Будущее старшего брата, Георга, которому предстояло унаследовать фольварк, было заранее определено, и жизнь его протекала в полнейшей гармонии с этим предназначением. Вопрос о том, кем предстояло сделаться второму сыну, для родителей оставался открытым и должен был разрешиться в зависимости от его способностей и склонностей; примечательно, как рано в его семье, да и у всех нас, сложилось убеждение, что Адриан станет учёным. Какой специальности? Это уже покажет будущее, но весь habitus мальчика, его манера выражаться, его самобытность, даже взгляд и выражение его лица не позволяли моему отцу, например, усомниться в том, что этому отпрыску рода Леверкюнов предстоит возвыситься над своей средой, стать первым учёным, носящим это имя.

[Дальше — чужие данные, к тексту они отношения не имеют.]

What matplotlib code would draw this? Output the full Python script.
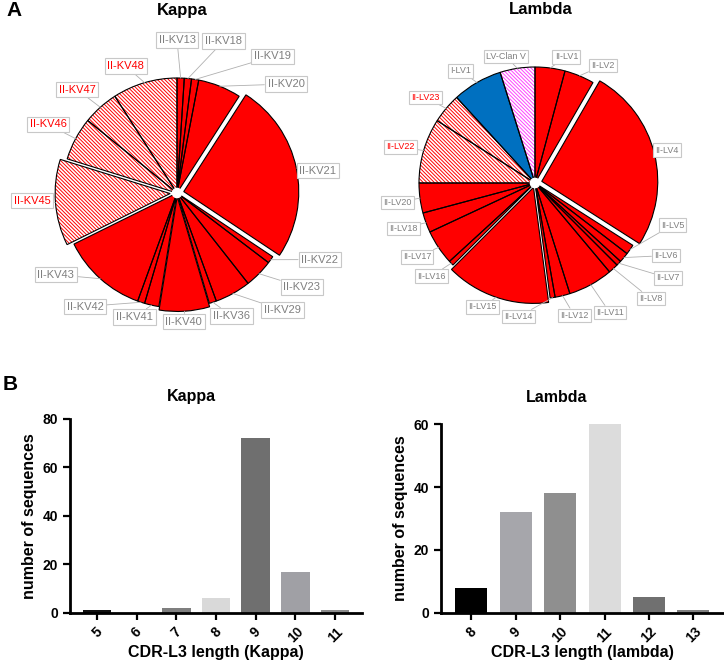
import matplotlib.pyplot as plt
import numpy as np

W, H = 724, 668

# ---- data: V-gene usage (number of sequences per gene) ----
kappa_genes = ['II-KV13', 'II-KV18', 'II-KV19', 'II-KV20', 'II-KV21', 'II-KV22', 'II-KV23',
               'II-KV29', 'II-KV36', 'II-KV40', 'II-KV41', 'II-KV42', 'II-KV43', 'II-KV45',
               'II-KV46', 'II-KV47', 'II-KV48']
kappa_counts = [1, 1, 1, 6, 25, 1, 4, 5, 1, 7, 2, 1, 12, 12, 6, 5, 9]
kappa_hatched = ['II-KV45', 'II-KV46', 'II-KV47', 'II-KV48']

lambda_genes = ['II-LV1', 'II-LV2', 'II-LV4', 'II-LV5', 'II-LV6', 'II-LV7', 'II-LV8', 'II-LV11',
                'II-LV12', 'II-LV14', 'II-LV15', 'II-LV16', 'II-LV17', 'II-LV18', 'II-LV20',
                'II-LV22', 'II-LV23', 'I-LV1', 'LV-Clan V']
lambda_counts = [6, 6, 37, 2, 2, 1, 2, 9, 3, 1, 21, 1, 7, 4, 6, 13, 6, 10, 7]
lambda_hatched = ['II-LV22', 'II-LV23']

# ---- data: CDR-L3 length distributions ----
kappa_len = ['5', '6', '7', '8', '9', '10', '11']
kappa_len_n = [1, 0, 2, 6, 72, 17, 1]
lambda_len = ['8', '9', '10', '11', '12', '13']
lambda_len_n = [8, 32, 38, 60, 5, 1]

# ---- styling / layout ----
RED = '#ff0000'
HATCH = '\\' * 9
plt.rcParams['hatch.linewidth'] = 0.7
kappa_explode = {'II-KV21': 0.06, 'II-KV45': 0.06, 'II-KV40': 0.03}
lambda_explode = {'II-LV4': 0.06, 'II-LV15': 0.04}
# label placement: (clockwise angle from 12 o'clock in degrees, radius)
kappa_label_pos = [(0, 1.33), (17, 1.38), (35, 1.45), (45, 1.34), (81, 1.24), (115, 1.37),
                   (127, 1.36), (138, 1.37), (156, 1.17), (177, 1.12), (199, 1.14),
                   (219, 1.27), (236, 1.27), (267, 1.26), (298, 1.27), (316, 1.25), (338, 1.19)]
lambda_label_pos = [(14, 1.12), (30, 1.17), (76, 1.17), (107, 1.24), (119, 1.29), (125.5, 1.41),
                    (135, 1.41), (150, 1.29), (163.5, 1.19), (187, 1.16), (203, 1.16),
                    (228, 1.2), (238, 1.2), (251, 1.2), (262, 1.2), (285, 1.2), (308, 1.2),
                    (326.5, 1.16), (347, 1.12)]
kappa_bar_colors = ['#111111', '#555555', '#7f7f7f', '#d9d9d9', '#6f6f6f', '#a0a0a5', '#8c8c8c']
lambda_bar_colors = ['#000000', '#a6a6ab', '#8f8f8f', '#dcdcdc', '#707070', '#808080']

fig = plt.figure(figsize=(W / 100, H / 100), dpi=100)


def px_axes(cx, cy, halfw, halfh, r):
    ax = fig.add_axes([(cx - halfw) / W, 1 - (cy + halfh) / H, 2 * halfw / W, 2 * halfh / H])
    return ax, (halfw / r, halfh / r)


def draw_pie(ax, lims, genes, counts, hatched, explode_map, label_pos, special, fsize):
    explode = [explode_map.get(g, 0) for g in genes]
    faces, hatch_cols, hatches, txtcols = [], [], [], []
    for g in genes:
        if g in special:
            faces.append(special[g][0]); hatch_cols.append(special[g][1])
            hatches.append(special[g][2]); txtcols.append('#7f7f7f')
        elif g in hatched:
            faces.append('white'); hatch_cols.append(RED); hatches.append(HATCH)
            txtcols.append(RED)
        else:
            faces.append(RED); hatch_cols.append('black'); hatches.append(None)
            txtcols.append('#7f7f7f')
    # fill layer (hatch takes the edge colour)
    wedges, _ = ax.pie(counts, startangle=90, counterclock=False, explode=explode,
                       colors=faces, wedgeprops=dict(linewidth=0))
    for w, hc, h in zip(wedges, hatch_cols, hatches):
        if h:
            w.set_hatch(h)
            w.set_edgecolor(hc)
            w.set_linewidth(0)
    # outline layer
    ax.pie(counts, startangle=90, counterclock=False, explode=explode,
           colors=['none'] * len(counts),
           wedgeprops=dict(linewidth=0.8, edgecolor='black', fill=False))
    # white hub in the middle
    ax.add_patch(plt.Circle((0, 0), 0.04, color='white', zorder=5))

    total = sum(counts)
    cum = np.cumsum([0] + list(counts))
    for i, g in enumerate(genes):
        mid = np.deg2rad((cum[i] + cum[i + 1]) / 2 / total * 360)
        e = explode[i]
        anchor = ((1 + e) * np.sin(mid), (1 + e) * np.cos(mid))
        ang, rr = label_pos[i]
        a = np.deg2rad(ang)
        ax.annotate(g, xy=anchor, xytext=(rr * np.sin(a), rr * np.cos(a)),
                    ha='center', va='center', fontsize=fsize, color=txtcols[i],
                    family='Liberation Sans',
                    bbox=dict(boxstyle='square,pad=0.25', fc='white', ec='#c8c8c8', lw=0.8),
                    arrowprops=dict(arrowstyle='-', color='#b0b0b0', lw=0.6,
                                    shrinkA=0, shrinkB=0))
    ax.set_xlim(-lims[0], lims[0])
    ax.set_ylim(-lims[1], lims[1])
    ax.set_aspect('auto')
    ax.axis('off')


ax1, l1 = px_axes(177, 193, 177, 170, 115)
draw_pie(ax1, l1, kappa_genes, kappa_counts, kappa_hatched, kappa_explode,
         kappa_label_pos, {}, 8)

ax2, l2 = px_axes(535, 183, 185, 165, 116)
draw_pie(ax2, l2, lambda_genes, lambda_counts, lambda_hatched, lambda_explode,
         lambda_label_pos,
         {'I-LV1': ('#0070c0', 'black', None),
          'LV-Clan V': ('white', '#ff44ff', HATCH)}, 6.5)

# ---- bar charts ----
def draw_bars(rect, cats, vals, cols, ymax, xlabel):
    ax = fig.add_axes(rect)
    x = np.arange(len(cats))
    ax.bar(x, vals, width=0.72, color=cols)
    ax.set_xlim(-0.68, len(cats) - 1 + 0.68)
    ax.set_ylim(0, ymax)
    ax.set_yticks(np.arange(0, ymax + 1, 20))
    ax.set_xticks(x)
    ax.set_xticklabels(cats, rotation=45)
    for s in ['top', 'right']:
        ax.spines[s].set_visible(False)
    for s in ['left', 'bottom']:
        ax.spines[s].set_linewidth(2)
    ax.tick_params(width=1.6, length=5, labelsize=10)
    for t in ax.get_xticklabels() + ax.get_yticklabels():
        t.set_fontweight('bold')
        t.set_family('Liberation Sans')
    ax.set_ylabel('number of sequences', fontsize=11.5, fontweight='bold',
                  family='Liberation Sans', labelpad=4)
    ax.set_xlabel(xlabel, fontsize=11.5, fontweight='bold', family='Liberation Sans',
                  labelpad=0)
    return ax


draw_bars([70 / W, 1 - 612.7 / H, 292 / W, 193.7 / H], kappa_len, kappa_len_n,
          kappa_bar_colors, 80, 'CDR-L3 length (Kappa)')
draw_bars([441 / W, 1 - 612.7 / H, 282.7 / W, 188.3 / H], lambda_len, lambda_len_n,
          lambda_bar_colors, 60, 'CDR-L3 length (lambda)')

# ---- titles / panel letters ----
def ftext(x, y, s, **kw):
    fig.text(x / W, 1 - y / H, s, ha='center', va='center', **kw)


ftext(14, 11, 'A', fontsize=15, fontweight='bold', family='Liberation Sans')
ftext(182, 11, 'Kappa', fontsize=12, fontweight='bold', family='Liberation Sans')
ftext(541, 10, 'Lambda', fontsize=12, fontweight='bold', family='Liberation Sans')
ftext(10, 385, 'B', fontsize=15, fontweight='bold', family='Liberation Sans')
ftext(191, 397, 'Kappa', fontsize=11.5, fontweight='bold',
      family=['Liberation Sans Narrow', 'Liberation Sans'])
ftext(557, 397, 'Lambda', fontsize=11.5, fontweight='bold',
      family=['Liberation Sans Narrow', 'Liberation Sans'])

fig.savefig('out.png', dpi=100)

Такая идея возникла и укрепилась благодаря удивительной лёгкости, с какой Адриан закончил курс начального обучения. Учился он дома, Ионатан Леверкюн не посылал своих детей в деревенскую школу - не из социального чванства, как я полагаю, а из благого намерения дать им лучшее образование, чем то, которое они могли бы получить, сидя рядом с малоразвитыми детьми из Обервейлера. Школьный учитель, человек ещё молодой, щупловатый и так никогда и не переставший бояться собаки Зузо, под вечер, покончив со своими служебными обязанностями, являлся в Бюхель (зимою Томас ездил за ним на санях), и, когда он уже преподал тринадцатилетнему Георгу почти все знания, которые должны были служить основой для дальнейшего, в его руки, по восьмому году, перешёл Адриан. Он-то, учитель Михельсен, и был первым, кто взволнованно, во всеуслышание заявил, что мальчика надо "во славу господа" отдать в гимназию, а затем и в университет, ибо никогда ещё ему, Михельсену, не встречался столь живой, восприимчивый ум, просто стыд будет "не расчистить ему дороги к высотам науки". Так, несколько по-семинарски, выразил он свою мысль и даже заговорил о "гении", отчасти, конечно, чтобы щегольнуть высоким слогом, которое перед лицом этих азбучных достижений выглядело довольно смешно, но сказано было от чистого сердца.
Я не присутствовал при этих уроках и знал о них понаслышке, но мне не трудно себе представить, как озадачивал Адриан своего юного ментора, привыкшего то ласкою, то строгостью вдалбливать начатки знаний в ленивые и упрямые головы, - и не только озадачивал, но даже порою и огорчал.
- Если ты всё уже знаешь, - я так и слышу его голос, - то мне здесь делать нечего.